Danish labour-market pensions administrator PKA has secured a rescue deal with bank creditors to its troubled private equity investment Genan and put a new chairman in place at the tyre-recycling company.
Without giving details of the agreement reached between PKA and the four banks that had lent to Genan and Deloitte – the audit firm involved – PKA’s managing director Peter Damgaard Jensen said: “It is an agreement all parties are satisfied with.”
PKA took Genan over last August, raising its stake in the company to 97%, and said it has been trying ever since to find an overall economic solution to secure a future for the business.
In September, PKA said it wrote down the value of its investment in the company to DKK250m in the first half of this year, having originally invested around DKK1bn in it.
Damgaard Jensen said the deal meant PKA could now “look ahead” and that Genan could concentrate on what it did well.
“We at PKA have always emphasised the importance of saving Genan because we believe in the business idea, and because it is the best way to secure our investment and our members’ pensions,” he said.
Peter Thorsen, who has a background as a director and investor in a number of Danish companies, is to take over as chairman of Genan, replacing Jens Kampmann, PKA said.
PKA’s investment director Michael Nellemann Pedersen will remain on the supervisory board of the company in the transition phase.
One of the supervisory board’s first tasks will be to find a new and permanent chief executive to replace CFO Henrik Olesen, appointed interim chief executive on 1 December.
Discussions had been held with the Public Prosecutor for Serious Economic Crime over the role in Genan of the company’s founder Bent Nielsen, PKA said.

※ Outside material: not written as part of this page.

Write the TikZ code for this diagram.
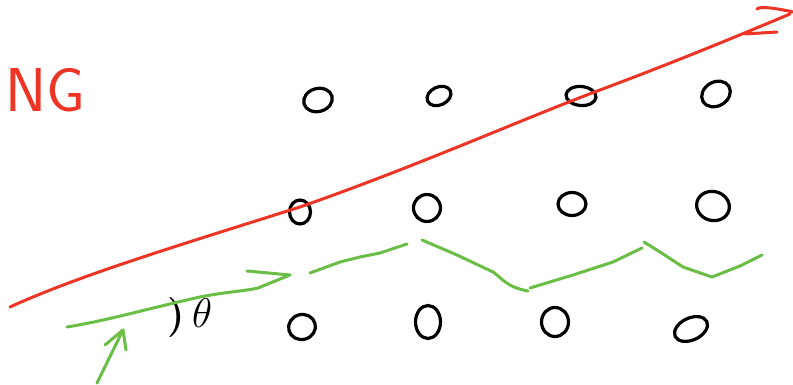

Meanwhile, Swedish occupational pension funds AI Pension and PP Pension have announced they are to merge.
AI Pension, previously known as Arkitekternas Pensionkassa, and PP Pension, the pension fund for the press and media, are to become one pension fund on 1 January 2016, according to plans by the boards of both pension funds.
The decision still requires the approval of both boards and the Swedish financial regulator Finansinspektionen, the funds said.
Kjell Norling, chief executive of PP Pension, and Maritha Lindberg, chief executive of AI Pension, said in a joint statement: “There are major changes in the regulatory area, which increases demand and affects our costs negatively.”
The merger will allow them to increase cost efficiency, reduce vulnerability, increase quality and improve their competitiveness, the two chief executives said.
AI Pension and PP Pension have been operating in the competitive market for ITP1 and ITPK workplace pensions provision since 2007 and 2013, respectively, and no longer have monopolies in the provision of these, the funds said.
Both pension funds were the insurer for ITP2 within their industries.
In other news, Swedish occupational pensions provider Alecta has reported a 14.9% return for its defined contribution (DC) pension Alecta Optimal Pension over 2014, down from 17.3% in 2013, but revealed solvency had weakened.
Alecta’s defined benefit (DB) pension ended the year with a 12.3% return, up from the previous year’s 9.8%.
It said the DC return outperformed the benchmark by 1.8 percentage points.
But the funding level of the DB pension fell to 143 at the end of December 2014 from 148 12 months earlier.
The group solvency ratio also dropped, and stood at 159% at the end of last year, down from 170% at the end of 2013.
“The reduction is due to falling interest rates, which led to increased provisions for the guaranteed pensions,” Alecta said.